• _Your goal_
Write out the material exactly. Do not include the pictures.

• _Collected material_
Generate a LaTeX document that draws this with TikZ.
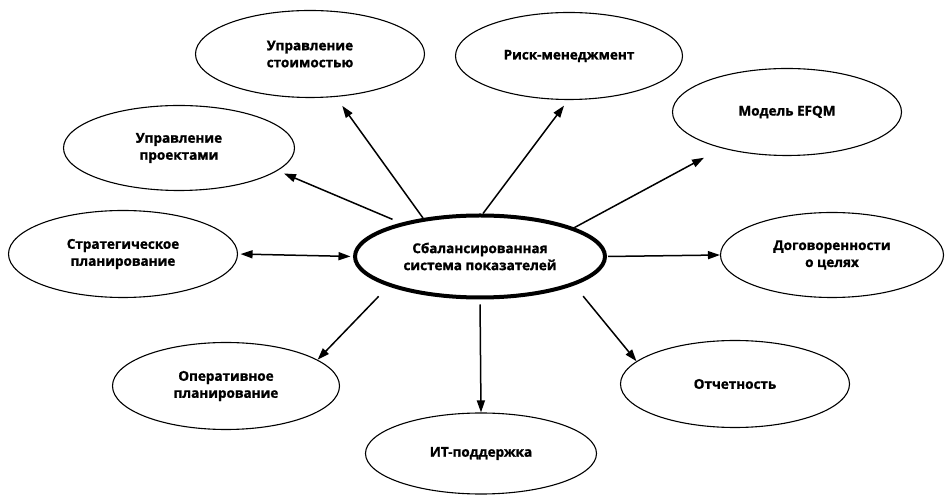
\documentclass[tikz,border=0pt]{standalone}
\usepackage{fontspec}
\setmainfont{Open Sans}[BoldFeatures={FakeBold=1.3}]
\usetikzlibrary{arrows.meta,shapes.geometric}
\begin{document}
\begin{tikzpicture}[x=1pt,y=1pt,
  txt/.style={align=center, font=\bfseries\fontsize{13.5}{17}\selectfont},
  bub/.style={ellipse, draw, line width=1.1pt, inner sep=0pt, minimum width=229pt, minimum height=87pt, txt},
  hub/.style={ellipse, draw, line width=4pt, inner sep=0pt, minimum width=250pt, minimum height=82pt, txt},
  arr/.style={line width=1.5pt, -{Triangle[length=12pt,width=8pt]}},
  dbl/.style={line width=1.5pt, {Triangle[length=12pt,width=8pt]}-{Triangle[length=12pt,width=8pt]}},
]
\useasboundingbox (0,0) rectangle (947,495);
\node[hub] (c) at (480,238.5) {Сбалансированная\\система показателей};
\node[bub] (cost) at (310,441) {Управление\\стоимостью};
\node[bub, minimum width=227pt] (risk) at (569,439) {Риск-менеджмент};
\node[bub] (efqm) at (787,383) {Модель EFQM};
\node[bub, minimum width=231pt, minimum height=85pt] (proj) at (179,347) {Управление\\проектами};
\node[bub] (strat) at (123,241) {Стратегическое\\планирование};
\node[bub, minimum width=223pt, minimum height=85pt] (dogov) at (832,240) {Договоренности\\о целях};
\node[bub, minimum width=227pt] (oper) at (226,109) {Оперативное\\планирование};
\node[bub] (otch) at (735,111) {Отчетность};
\node[bub, minimum width=231pt, minimum height=81pt] (it) at (481,41.5) {ИТ-поддержка};
\draw[arr, shorten >=11pt] (c.146) -- (cost.-59);
\draw[arr, shorten >=7pt] (c.86) -- (risk.-91);
\draw[arr, shorten >=20pt] (c.17) -- (efqm.209);
\draw[arr, shorten <=9pt, shorten >=7pt] (c.157) -- (proj.-13.5);
\draw[dbl, shorten <=2.5pt, shorten >=2.5pt] (strat.east) -- (c.west);
\draw[arr, shorten <=1pt] (c.east) -- (dogov.west);
\draw[arr, shorten <=14pt] (c.198) -- (oper.16);
\draw[arr, shorten <=14pt] (c.-17.7) -- (otch.167);
\draw[arr, shorten <=5pt] (c.south) -- (it.north);
\end{tikzpicture}
\end{document}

• _Written answer_
Generate a LaTeX document that draws this with TikZ.
\documentclass[tikz,border=0pt]{standalone}
\usepackage{fontspec}
\setmainfont{Open Sans}[BoldFeatures={FakeBold=1.3}]
\usetikzlibrary{arrows.meta,shapes.geometric}
\begin{document}
\begin{tikzpicture}[x=1pt,y=1pt,
  txt/.style={align=center, font=\bfseries\fontsize{13.5}{17}\selectfont},
  bub/.style={ellipse, draw, line width=1.1pt, inner sep=0pt, minimum width=229pt, minimum height=87pt, txt},
  hub/.style={ellipse, draw, line width=4pt, inner sep=0pt, minimum width=250pt, minimum height=82pt, txt},
  arr/.style={line width=1.5pt, -{Triangle[length=12pt,width=8pt]}},
  dbl/.style={line width=1.5pt, {Triangle[length=12pt,width=8pt]}-{Triangle[length=12pt,width=8pt]}},
]
\useasboundingbox (0,0) rectangle (947,495);
\node[hub] (c) at (480,238.5) {Сбалансированная\\система показателей};
\node[bub] (cost) at (310,441) {Управление\\стоимостью};
\node[bub, minimum width=227pt] (risk) at (569,439) {Риск-менеджмент};
\node[bub] (efqm) at (787,383) {Модель EFQM};
\node[bub, minimum width=231pt, minimum height=85pt] (proj) at (179,347) {Управление\\проектами};
\node[bub] (strat) at (123,241) {Стратегическое\\планирование};
\node[bub, minimum width=223pt, minimum height=85pt] (dogov) at (832,240) {Договоренности\\о целях};
\node[bub, minimum width=227pt] (oper) at (226,109) {Оперативное\\планирование};
\node[bub] (otch) at (735,111) {Отчетность};
\node[bub, minimum width=231pt, minimum height=81pt] (it) at (481,41.5) {ИТ-поддержка};
\draw[arr, shorten >=11pt] (c.146) -- (cost.-59);
\draw[arr, shorten >=7pt] (c.86) -- (risk.-91);
\draw[arr, shorten >=20pt] (c.17) -- (efqm.209);
\draw[arr, shorten <=9pt, shorten >=7pt] (c.157) -- (proj.-13.5);
\draw[dbl, shorten <=2.5pt, shorten >=2.5pt] (strat.east) -- (c.west);
\draw[arr, shorten <=1pt] (c.east) -- (dogov.west);
\draw[arr, shorten <=14pt] (c.198) -- (oper.16);
\draw[arr, shorten <=14pt] (c.-17.7) -- (otch.167);
\draw[arr, shorten <=5pt] (c.south) -- (it.north);
\end{tikzpicture}
\end{document}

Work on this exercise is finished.